Many details were still to come out Friday.
“We’ve found significant resources that we believe can be unlocked and expedited and leveraged to have significant impact on the economy of Detroit,” Sperling said.
Gov. Rick Snyder, Detroit Mayor Dave Bing and emergency manager Kevyn Orr — who on Detroit’s behalf filed the largest municipal bankruptcy in history in July — will be part of the talks with Sperling, Housing and Urban Development Secretary Shaun Donovan, Transportation Secretary Anthony Foxx and Attorney General Eric Holder.
Representatives of local foundations and business leaders were expected to be present as well. Members of Michigan’s congressional delegation were expected to attend if they could break away from votes with a federal shutdown looming at midnight Monday without a funding resolution.
“If we’re not there we’ll teleconference,” said U.S. Sen. Debbie Stabenow, D-Mich. “I think what is really important is there is an ongoing commitment from the administration.”
Sperling wasn’t immediately able to break down just how much of the $300 million represents new funding and how much had already been awarded to Detroit but, for whatever reason, hadn’t reached the city before. But he said much of it represented an effort by adminisitration officials to scour their departments for funding that Detroit could access.
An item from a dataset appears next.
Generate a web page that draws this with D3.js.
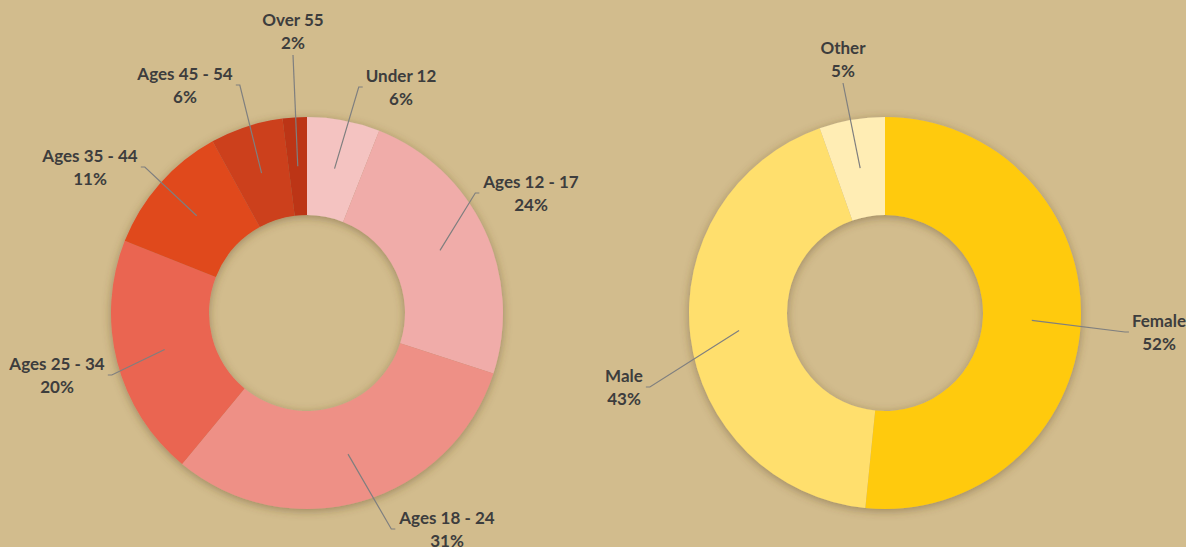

For instance, in the case of $25 million to be used for firefighters, the funding, Sperling said, had “been accumulating for years” but could not be accessed. The $65 million in CDBG funding includes $33 million that had been withheld from the last fiscal year because the city did not meet required obligations to access it.
In recent weeks and months, local leaders — from former Detroit Mayor Dennis Archer to UAW President Bob King — had visited the White House to talk about what could be done for Detroit, with a federal bailout out of the question.
Sperling said all of the parties have been working to find ways not only to make funds more flexible so they can be used where most needed, such as for demolition, but to figure out ways to ensure that the city has the proper planning and accounting systems to get the funding out to needed projects.
In the months to come, for instance, the White House’s chief technology officer is expected to lead a team of experts to Detroit to make recommendations on how to improve city systems, Sperling said.
“Detroit historically had some major problems deploying grants and other resources, and so there could be a fair amount sort of stuck in the pipeline,” said Snyder, who was in Washington on Thursday. “Financial systems, accounting systems for the city of Detroit? They are a disaster.”